Saturday, January 17, 2015

Point of Regret

This week I tuned in to watch the pilot episode of Amazon's new Civil War drama entitled Point of Honor.  Centered on the fictional, elite Rhodes Family of Lynchburg, Virginia, the show blends historical fictions, paradoxes, and boatloads of clichés.  A 21st century equivalent to North and South, the soap opera presents an historically improbable yet cinematically predictable plot of torn families and loyalties in 1861.  At the outset of the conflict, the Rhodes elders elect to free their slaves in the wake of Fort Sumter--to the consternation of the daughters.  Better yet, one of those daughters is married to the northern West Point classmate of her brother.  While a vast minority of real-life planters freed their slaves, including John Randolph of Roanoke, most did not do so until after their deaths.  In Point of Honor, however, the youthful Rhodes clan free their slaves, renounce the institution, and then inexplicably fight for the Confederacy defending that same institution.  While the show does not sugarcoat the horrors of slavery as in many Lost Cause films, it is nevertheless an historical oxymoron and squanders an opportunity to delve into profound issues of the time period.

In short, Amazon's Civil War production suffers from The Patriot Syndrome. In that 2000 Revolutionary War film, Mel Gibson's character owns a South Carolina plantation on which there are no slaves.  Rather, the African Americans on the property "work the land as freed men."  The absurdity and scarcity of such a scenario is equally embraced in Point of Honor and other films.  Morally upstanding white protagonists somehow always have to be the exception rather than the rule within their slave society. There's nothing wrong with creating main characters with flaws--as online shows such as House of Cards have revealed. In this context, there is a certain lack of creative courage with Point of Honor.  

Additionally, the show has received criticism for it simplification of antebellum issues and contemporary social strife.  As Sonia Saraiya with Salon writes: "The pilot demonstrates ridiculous historical inaccuracy and mind-boggling racial insensitivity, but that doesn’t even really cover it. It’s more that the show is offering up a narrative of whiteness in the South that is worryingly, terrifyingly convenient in a world still very much plagued by racial inequity."  In this regard, the program seems to care more about evoking sympathy for the elite planter class than conveying some semblance of authenticity.  Considering that show writer Randall Wallace also penned the equally inaccurate Braveheart and Pearl Harbor, none of this should come as a great surprise to viewers.

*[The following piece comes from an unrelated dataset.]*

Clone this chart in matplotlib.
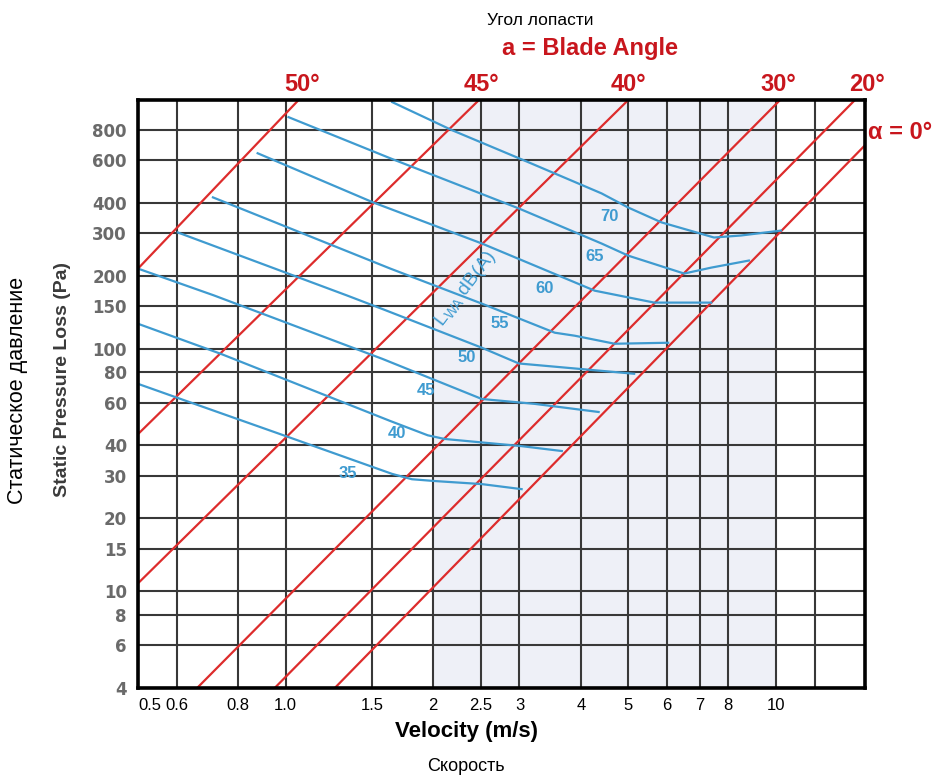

From a military history perspective, the show begins with a commendably orchestrated recreation of First Bull Run, but quickly spirals beyond reality with a series of hackneyed skirmishes and a perverse Union officer with a Colonel Kurtz-style blood lust.  Typically, I embrace most film productions about the Civil War era because I fervently believe that cinema has the ability to spark interest in the past.  Unfortunately, Point of Honor provides little use to educators except to reveal another episode of fantasy historical exceptionalism.  The question remains: Why do screenwriters insist on fabricating narratives when true stories are far more astute and revealing?


1 comment:

  1. Spot on review. Filmmakers have a tendency to romanticize the past and this is one of the most dreadful representatives of Civil War cinema. Likewise, there is a general misunderstanding of southern society and the relationship between land and slave owner and what that labor force meant to a family of prominence. It boils down to the writer not doing his research to understand the pre-war South or society of the Civil War period. If they did, the lead actresses would not be dressed like harlots in a bawdy house. No amount of good intentions from re-enactors or historical advisors could have saved this one.